═════ INFORMATION SHOWN

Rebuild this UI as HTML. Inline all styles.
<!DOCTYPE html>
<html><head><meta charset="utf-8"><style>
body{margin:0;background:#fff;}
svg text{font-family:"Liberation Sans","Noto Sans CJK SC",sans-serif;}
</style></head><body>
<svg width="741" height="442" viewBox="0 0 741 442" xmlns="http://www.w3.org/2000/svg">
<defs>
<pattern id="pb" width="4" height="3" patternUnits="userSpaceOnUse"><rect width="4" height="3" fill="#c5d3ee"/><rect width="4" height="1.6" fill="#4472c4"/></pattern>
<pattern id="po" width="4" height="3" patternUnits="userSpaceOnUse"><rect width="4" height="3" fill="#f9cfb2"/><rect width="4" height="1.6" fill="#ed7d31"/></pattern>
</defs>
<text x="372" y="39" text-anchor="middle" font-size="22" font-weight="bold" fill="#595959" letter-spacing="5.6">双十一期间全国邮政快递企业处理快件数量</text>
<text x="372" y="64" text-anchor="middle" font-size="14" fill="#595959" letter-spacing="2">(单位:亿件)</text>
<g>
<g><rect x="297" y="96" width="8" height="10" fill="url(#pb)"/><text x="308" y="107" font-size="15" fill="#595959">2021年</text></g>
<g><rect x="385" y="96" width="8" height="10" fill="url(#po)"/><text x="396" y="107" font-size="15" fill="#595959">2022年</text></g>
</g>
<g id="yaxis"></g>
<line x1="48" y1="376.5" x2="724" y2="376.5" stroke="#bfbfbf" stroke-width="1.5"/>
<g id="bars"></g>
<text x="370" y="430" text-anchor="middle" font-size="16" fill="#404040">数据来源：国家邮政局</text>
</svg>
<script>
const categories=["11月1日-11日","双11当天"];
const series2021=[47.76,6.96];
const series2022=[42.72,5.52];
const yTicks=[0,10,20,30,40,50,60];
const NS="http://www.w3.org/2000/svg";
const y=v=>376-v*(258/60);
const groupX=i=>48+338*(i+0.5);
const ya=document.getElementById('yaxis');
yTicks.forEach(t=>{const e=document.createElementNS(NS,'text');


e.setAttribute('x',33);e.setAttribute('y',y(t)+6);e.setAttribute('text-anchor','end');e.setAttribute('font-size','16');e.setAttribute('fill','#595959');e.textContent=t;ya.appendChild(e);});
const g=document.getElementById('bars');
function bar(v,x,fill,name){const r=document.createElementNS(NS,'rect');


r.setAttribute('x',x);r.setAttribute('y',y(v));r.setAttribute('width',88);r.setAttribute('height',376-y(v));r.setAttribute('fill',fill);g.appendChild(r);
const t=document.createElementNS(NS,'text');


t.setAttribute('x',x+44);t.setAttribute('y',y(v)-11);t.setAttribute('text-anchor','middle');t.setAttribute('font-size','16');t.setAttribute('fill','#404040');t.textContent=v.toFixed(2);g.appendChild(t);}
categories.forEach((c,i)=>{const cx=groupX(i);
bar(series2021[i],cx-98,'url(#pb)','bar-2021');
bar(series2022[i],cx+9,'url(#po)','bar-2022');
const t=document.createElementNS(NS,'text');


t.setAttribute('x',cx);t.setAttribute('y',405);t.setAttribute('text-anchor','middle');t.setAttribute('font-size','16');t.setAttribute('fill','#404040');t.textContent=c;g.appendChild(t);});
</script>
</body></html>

══════════

§ DO THIS: Reproduce the complete set of lines precisely as supplied.

§ THE RESPONSE:
Rebuild this UI as HTML. Inline all styles.
<!DOCTYPE html>
<html><head><meta charset="utf-8"><style>
body{margin:0;background:#fff;}
svg text{font-family:"Liberation Sans","Noto Sans CJK SC",sans-serif;}
</style></head><body>
<svg width="741" height="442" viewBox="0 0 741 442" xmlns="http://www.w3.org/2000/svg">
<defs>
<pattern id="pb" width="4" height="3" patternUnits="userSpaceOnUse"><rect width="4" height="3" fill="#c5d3ee"/><rect width="4" height="1.6" fill="#4472c4"/></pattern>
<pattern id="po" width="4" height="3" patternUnits="userSpaceOnUse"><rect width="4" height="3" fill="#f9cfb2"/><rect width="4" height="1.6" fill="#ed7d31"/></pattern>
</defs>
<text x="372" y="39" text-anchor="middle" font-size="22" font-weight="bold" fill="#595959" letter-spacing="5.6">双十一期间全国邮政快递企业处理快件数量</text>
<text x="372" y="64" text-anchor="middle" font-size="14" fill="#595959" letter-spacing="2">(单位:亿件)</text>
<g>
<g><rect x="297" y="96" width="8" height="10" fill="url(#pb)"/><text x="308" y="107" font-size="15" fill="#595959">2021年</text></g>
<g><rect x="385" y="96" width="8" height="10" fill="url(#po)"/><text x="396" y="107" font-size="15" fill="#595959">2022年</text></g>
</g>
<g id="yaxis"></g>
<line x1="48" y1="376.5" x2="724" y2="376.5" stroke="#bfbfbf" stroke-width="1.5"/>
<g id="bars"></g>
<text x="370" y="430" text-anchor="middle" font-size="16" fill="#404040">数据来源：国家邮政局</text>
</svg>
<script>
const categories=["11月1日-11日","双11当天"];
const series2021=[47.76,6.96];
const series2022=[42.72,5.52];
const yTicks=[0,10,20,30,40,50,60];
const NS="http://www.w3.org/2000/svg";
const y=v=>376-v*(258/60);
const groupX=i=>48+338*(i+0.5);
const ya=document.getElementById('yaxis');
yTicks.forEach(t=>{const e=document.createElementNS(NS,'text');


e.setAttribute('x',33);e.setAttribute('y',y(t)+6);e.setAttribute('text-anchor','end');e.setAttribute('font-size','16');e.setAttribute('fill','#595959');e.textContent=t;ya.appendChild(e);});
const g=document.getElementById('bars');
function bar(v,x,fill,name){const r=document.createElementNS(NS,'rect');


r.setAttribute('x',x);r.setAttribute('y',y(v));r.setAttribute('width',88);r.setAttribute('height',376-y(v));r.setAttribute('fill',fill);g.appendChild(r);
const t=document.createElementNS(NS,'text');


t.setAttribute('x',x+44);t.setAttribute('y',y(v)-11);t.setAttribute('text-anchor','middle');t.setAttribute('font-size','16');t.setAttribute('fill','#404040');t.textContent=v.toFixed(2);g.appendChild(t);}
categories.forEach((c,i)=>{const cx=groupX(i);
bar(series2021[i],cx-98,'url(#pb)','bar-2021');
bar(series2022[i],cx+9,'url(#po)','bar-2022');
const t=document.createElementNS(NS,'text');


t.setAttribute('x',cx);t.setAttribute('y',405);t.setAttribute('text-anchor','middle');t.setAttribute('font-size','16');t.setAttribute('fill','#404040');t.textContent=c;g.appendChild(t);});
</script>
</body></html>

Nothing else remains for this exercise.